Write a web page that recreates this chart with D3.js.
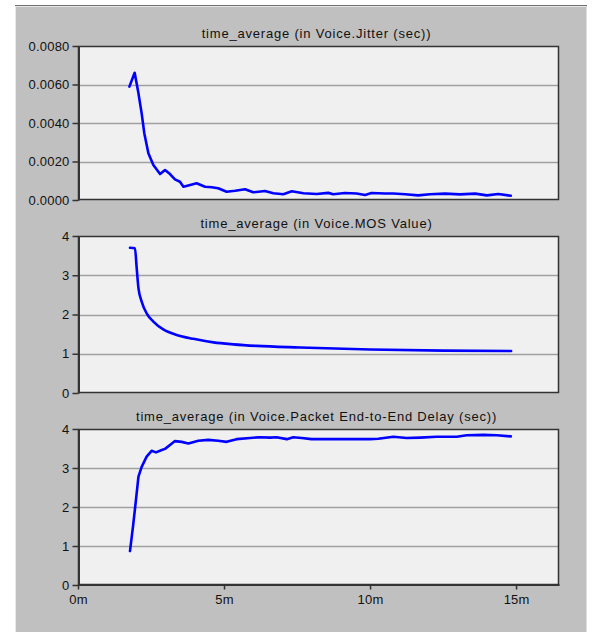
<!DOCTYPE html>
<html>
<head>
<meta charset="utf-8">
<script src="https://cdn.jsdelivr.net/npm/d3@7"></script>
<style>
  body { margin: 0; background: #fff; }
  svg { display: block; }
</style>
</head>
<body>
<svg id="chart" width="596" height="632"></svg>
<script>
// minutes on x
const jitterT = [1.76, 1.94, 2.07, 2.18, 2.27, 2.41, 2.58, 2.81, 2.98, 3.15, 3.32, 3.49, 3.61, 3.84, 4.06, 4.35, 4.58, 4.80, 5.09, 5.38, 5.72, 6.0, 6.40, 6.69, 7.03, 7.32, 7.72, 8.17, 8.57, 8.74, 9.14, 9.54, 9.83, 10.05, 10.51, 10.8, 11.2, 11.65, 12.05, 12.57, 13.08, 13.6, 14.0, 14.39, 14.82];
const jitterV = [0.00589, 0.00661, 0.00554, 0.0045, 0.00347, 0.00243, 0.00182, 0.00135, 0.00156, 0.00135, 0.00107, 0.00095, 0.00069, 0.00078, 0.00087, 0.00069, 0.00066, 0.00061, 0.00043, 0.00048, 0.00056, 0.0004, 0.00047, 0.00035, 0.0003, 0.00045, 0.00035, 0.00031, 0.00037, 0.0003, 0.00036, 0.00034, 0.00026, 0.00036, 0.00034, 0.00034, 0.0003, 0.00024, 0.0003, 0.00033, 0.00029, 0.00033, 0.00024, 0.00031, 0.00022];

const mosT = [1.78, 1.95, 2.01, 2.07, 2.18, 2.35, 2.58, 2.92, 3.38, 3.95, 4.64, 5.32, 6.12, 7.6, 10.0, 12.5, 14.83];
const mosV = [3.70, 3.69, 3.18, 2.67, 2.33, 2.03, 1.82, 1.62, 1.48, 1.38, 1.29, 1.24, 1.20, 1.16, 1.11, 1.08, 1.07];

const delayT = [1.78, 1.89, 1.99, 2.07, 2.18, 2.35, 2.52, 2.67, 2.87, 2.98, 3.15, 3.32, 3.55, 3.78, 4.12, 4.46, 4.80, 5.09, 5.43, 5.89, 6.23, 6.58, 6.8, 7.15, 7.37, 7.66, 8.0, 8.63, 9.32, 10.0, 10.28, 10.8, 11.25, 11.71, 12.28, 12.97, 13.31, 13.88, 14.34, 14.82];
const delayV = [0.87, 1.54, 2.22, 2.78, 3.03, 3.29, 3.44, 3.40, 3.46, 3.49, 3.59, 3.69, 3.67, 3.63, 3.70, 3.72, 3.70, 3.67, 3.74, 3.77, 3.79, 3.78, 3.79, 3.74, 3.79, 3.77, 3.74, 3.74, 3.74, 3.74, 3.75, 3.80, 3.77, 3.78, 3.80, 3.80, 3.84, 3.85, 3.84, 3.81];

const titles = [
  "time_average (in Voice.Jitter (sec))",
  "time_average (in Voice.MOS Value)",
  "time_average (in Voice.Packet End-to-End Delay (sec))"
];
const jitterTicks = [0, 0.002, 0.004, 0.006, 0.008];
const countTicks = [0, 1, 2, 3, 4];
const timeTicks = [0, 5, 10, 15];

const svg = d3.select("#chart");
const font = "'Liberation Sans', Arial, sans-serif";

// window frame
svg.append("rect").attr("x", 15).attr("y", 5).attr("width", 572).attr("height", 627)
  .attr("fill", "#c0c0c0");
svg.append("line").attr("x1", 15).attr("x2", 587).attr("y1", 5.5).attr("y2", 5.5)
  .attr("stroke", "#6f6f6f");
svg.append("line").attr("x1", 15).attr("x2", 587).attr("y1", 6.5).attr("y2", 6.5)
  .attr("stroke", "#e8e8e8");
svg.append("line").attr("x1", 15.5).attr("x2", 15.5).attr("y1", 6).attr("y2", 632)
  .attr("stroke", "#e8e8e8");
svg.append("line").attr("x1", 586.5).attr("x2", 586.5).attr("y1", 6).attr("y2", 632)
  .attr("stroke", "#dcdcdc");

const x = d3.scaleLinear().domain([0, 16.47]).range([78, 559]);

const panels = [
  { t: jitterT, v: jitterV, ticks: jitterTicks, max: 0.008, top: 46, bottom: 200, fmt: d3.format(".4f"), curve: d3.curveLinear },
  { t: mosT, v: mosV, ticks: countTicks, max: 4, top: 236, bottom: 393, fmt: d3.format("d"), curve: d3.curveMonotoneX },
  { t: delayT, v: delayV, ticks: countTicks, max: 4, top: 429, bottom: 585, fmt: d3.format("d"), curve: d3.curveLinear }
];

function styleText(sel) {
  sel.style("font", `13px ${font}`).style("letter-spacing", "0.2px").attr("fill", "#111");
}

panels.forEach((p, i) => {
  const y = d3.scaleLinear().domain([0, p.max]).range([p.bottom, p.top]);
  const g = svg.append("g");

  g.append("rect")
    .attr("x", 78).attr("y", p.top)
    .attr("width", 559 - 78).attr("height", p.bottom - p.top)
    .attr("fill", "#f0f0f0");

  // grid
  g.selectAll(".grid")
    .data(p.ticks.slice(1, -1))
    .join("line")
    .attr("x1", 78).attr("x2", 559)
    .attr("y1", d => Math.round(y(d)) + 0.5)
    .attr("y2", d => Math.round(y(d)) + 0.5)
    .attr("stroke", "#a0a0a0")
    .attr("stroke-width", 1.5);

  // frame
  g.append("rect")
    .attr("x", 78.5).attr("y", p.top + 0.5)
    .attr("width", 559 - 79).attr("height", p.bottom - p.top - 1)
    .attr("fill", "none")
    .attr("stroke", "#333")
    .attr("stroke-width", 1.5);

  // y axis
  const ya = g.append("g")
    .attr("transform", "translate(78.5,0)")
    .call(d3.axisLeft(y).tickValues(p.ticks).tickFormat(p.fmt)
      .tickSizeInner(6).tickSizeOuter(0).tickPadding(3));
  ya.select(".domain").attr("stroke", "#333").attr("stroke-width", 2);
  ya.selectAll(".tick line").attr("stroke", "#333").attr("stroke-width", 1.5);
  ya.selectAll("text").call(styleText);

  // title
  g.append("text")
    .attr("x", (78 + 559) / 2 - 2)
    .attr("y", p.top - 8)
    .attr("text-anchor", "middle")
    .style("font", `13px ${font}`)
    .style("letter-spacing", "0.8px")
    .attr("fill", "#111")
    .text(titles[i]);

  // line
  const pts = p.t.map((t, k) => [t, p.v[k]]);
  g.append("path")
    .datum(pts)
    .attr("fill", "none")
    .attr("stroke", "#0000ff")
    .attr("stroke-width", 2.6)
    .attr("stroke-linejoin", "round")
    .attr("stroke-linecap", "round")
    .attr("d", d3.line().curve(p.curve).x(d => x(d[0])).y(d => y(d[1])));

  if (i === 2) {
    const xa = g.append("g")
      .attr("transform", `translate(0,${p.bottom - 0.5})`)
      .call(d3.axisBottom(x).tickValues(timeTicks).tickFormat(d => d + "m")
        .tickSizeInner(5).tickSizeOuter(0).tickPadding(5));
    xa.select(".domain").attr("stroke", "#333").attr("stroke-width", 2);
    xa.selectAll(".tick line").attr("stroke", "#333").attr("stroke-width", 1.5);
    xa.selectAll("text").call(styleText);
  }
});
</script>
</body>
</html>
━━━━━━━━━━━━━━━━
Copy all the lines of data exactly as they appear, dropping any images.

• Full response:
Write a web page that recreates this chart with D3.js.
<!DOCTYPE html>
<html>
<head>
<meta charset="utf-8">
<script src="https://cdn.jsdelivr.net/npm/d3@7"></script>
<style>
  body { margin: 0; background: #fff; }
  svg { display: block; }
</style>
</head>
<body>
<svg id="chart" width="596" height="632"></svg>
<script>
// minutes on x
const jitterT = [1.76, 1.94, 2.07, 2.18, 2.27, 2.41, 2.58, 2.81, 2.98, 3.15, 3.32, 3.49, 3.61, 3.84, 4.06, 4.35, 4.58, 4.80, 5.09, 5.38, 5.72, 6.0, 6.40, 6.69, 7.03, 7.32, 7.72, 8.17, 8.57, 8.74, 9.14, 9.54, 9.83, 10.05, 10.51, 10.8, 11.2, 11.65, 12.05, 12.57, 13.08, 13.6, 14.0, 14.39, 14.82];
const jitterV = [0.00589, 0.00661, 0.00554, 0.0045, 0.00347, 0.00243, 0.00182, 0.00135, 0.00156, 0.00135, 0.00107, 0.00095, 0.00069, 0.00078, 0.00087, 0.00069, 0.00066, 0.00061, 0.00043, 0.00048, 0.00056, 0.0004, 0.00047, 0.00035, 0.0003, 0.00045, 0.00035, 0.00031, 0.00037, 0.0003, 0.00036, 0.00034, 0.00026, 0.00036, 0.00034, 0.00034, 0.0003, 0.00024, 0.0003, 0.00033, 0.00029, 0.00033, 0.00024, 0.00031, 0.00022];

const mosT = [1.78, 1.95, 2.01, 2.07, 2.18, 2.35, 2.58, 2.92, 3.38, 3.95, 4.64, 5.32, 6.12, 7.6, 10.0, 12.5, 14.83];
const mosV = [3.70, 3.69, 3.18, 2.67, 2.33, 2.03, 1.82, 1.62, 1.48, 1.38, 1.29, 1.24, 1.20, 1.16, 1.11, 1.08, 1.07];

const delayT = [1.78, 1.89, 1.99, 2.07, 2.18, 2.35, 2.52, 2.67, 2.87, 2.98, 3.15, 3.32, 3.55, 3.78, 4.12, 4.46, 4.80, 5.09, 5.43, 5.89, 6.23, 6.58, 6.8, 7.15, 7.37, 7.66, 8.0, 8.63, 9.32, 10.0, 10.28, 10.8, 11.25, 11.71, 12.28, 12.97, 13.31, 13.88, 14.34, 14.82];
const delayV = [0.87, 1.54, 2.22, 2.78, 3.03, 3.29, 3.44, 3.40, 3.46, 3.49, 3.59, 3.69, 3.67, 3.63, 3.70, 3.72, 3.70, 3.67, 3.74, 3.77, 3.79, 3.78, 3.79, 3.74, 3.79, 3.77, 3.74, 3.74, 3.74, 3.74, 3.75, 3.80, 3.77, 3.78, 3.80, 3.80, 3.84, 3.85, 3.84, 3.81];

const titles = [
  "time_average (in Voice.Jitter (sec))",
  "time_average (in Voice.MOS Value)",
  "time_average (in Voice.Packet End-to-End Delay (sec))"
];
const jitterTicks = [0, 0.002, 0.004, 0.006, 0.008];
const countTicks = [0, 1, 2, 3, 4];
const timeTicks = [0, 5, 10, 15];

const svg = d3.select("#chart");
const font = "'Liberation Sans', Arial, sans-serif";

// window frame
svg.append("rect").attr("x", 15).attr("y", 5).attr("width", 572).attr("height", 627)
  .attr("fill", "#c0c0c0");
svg.append("line").attr("x1", 15).attr("x2", 587).attr("y1", 5.5).attr("y2", 5.5)
  .attr("stroke", "#6f6f6f");
svg.append("line").attr("x1", 15).attr("x2", 587).attr("y1", 6.5).attr("y2", 6.5)
  .attr("stroke", "#e8e8e8");
svg.append("line").attr("x1", 15.5).attr("x2", 15.5).attr("y1", 6).attr("y2", 632)
  .attr("stroke", "#e8e8e8");
svg.append("line").attr("x1", 586.5).attr("x2", 586.5).attr("y1", 6).attr("y2", 632)
  .attr("stroke", "#dcdcdc");

const x = d3.scaleLinear().domain([0, 16.47]).range([78, 559]);

const panels = [
  { t: jitterT, v: jitterV, ticks: jitterTicks, max: 0.008, top: 46, bottom: 200, fmt: d3.format(".4f"), curve: d3.curveLinear },
  { t: mosT, v: mosV, ticks: countTicks, max: 4, top: 236, bottom: 393, fmt: d3.format("d"), curve: d3.curveMonotoneX },
  { t: delayT, v: delayV, ticks: countTicks, max: 4, top: 429, bottom: 585, fmt: d3.format("d"), curve: d3.curveLinear }
];

function styleText(sel) {
  sel.style("font", `13px ${font}`).style("letter-spacing", "0.2px").attr("fill", "#111");
}

panels.forEach((p, i) => {
  const y = d3.scaleLinear().domain([0, p.max]).range([p.bottom, p.top]);
  const g = svg.append("g");

  g.append("rect")
    .attr("x", 78).attr("y", p.top)
    .attr("width", 559 - 78).attr("height", p.bottom - p.top)
    .attr("fill", "#f0f0f0");

  // grid
  g.selectAll(".grid")
    .data(p.ticks.slice(1, -1))
    .join("line")
    .attr("x1", 78).attr("x2", 559)
    .attr("y1", d => Math.round(y(d)) + 0.5)
    .attr("y2", d => Math.round(y(d)) + 0.5)
    .attr("stroke", "#a0a0a0")
    .attr("stroke-width", 1.5);

  // frame
  g.append("rect")
    .attr("x", 78.5).attr("y", p.top + 0.5)
    .attr("width", 559 - 79).attr("height", p.bottom - p.top - 1)
    .attr("fill", "none")
    .attr("stroke", "#333")
    .attr("stroke-width", 1.5);

  // y axis
  const ya = g.append("g")
    .attr("transform", "translate(78.5,0)")
    .call(d3.axisLeft(y).tickValues(p.ticks).tickFormat(p.fmt)
      .tickSizeInner(6).tickSizeOuter(0).tickPadding(3));
  ya.select(".domain").attr("stroke", "#333").attr("stroke-width", 2);
  ya.selectAll(".tick line").attr("stroke", "#333").attr("stroke-width", 1.5);
  ya.selectAll("text").call(styleText);

  // title
  g.append("text")
    .attr("x", (78 + 559) / 2 - 2)
    .attr("y", p.top - 8)
    .attr("text-anchor", "middle")
    .style("font", `13px ${font}`)
    .style("letter-spacing", "0.8px")
    .attr("fill", "#111")
    .text(titles[i]);

  // line
  const pts = p.t.map((t, k) => [t, p.v[k]]);
  g.append("path")
    .datum(pts)
    .attr("fill", "none")
    .attr("stroke", "#0000ff")
    .attr("stroke-width", 2.6)
    .attr("stroke-linejoin", "round")
    .attr("stroke-linecap", "round")
    .attr("d", d3.line().curve(p.curve).x(d => x(d[0])).y(d => y(d[1])));

  if (i === 2) {
    const xa = g.append("g")
      .attr("transform", `translate(0,${p.bottom - 0.5})`)
      .call(d3.axisBottom(x).tickValues(timeTicks).tickFormat(d => d + "m")
        .tickSizeInner(5).tickSizeOuter(0).tickPadding(5));
    xa.select(".domain").attr("stroke", "#333").attr("stroke-width", 2);
    xa.selectAll(".tick line").attr("stroke", "#333").attr("stroke-width", 1.5);
    xa.selectAll("text").call(styleText);
  }
});
</script>
</body>
</html>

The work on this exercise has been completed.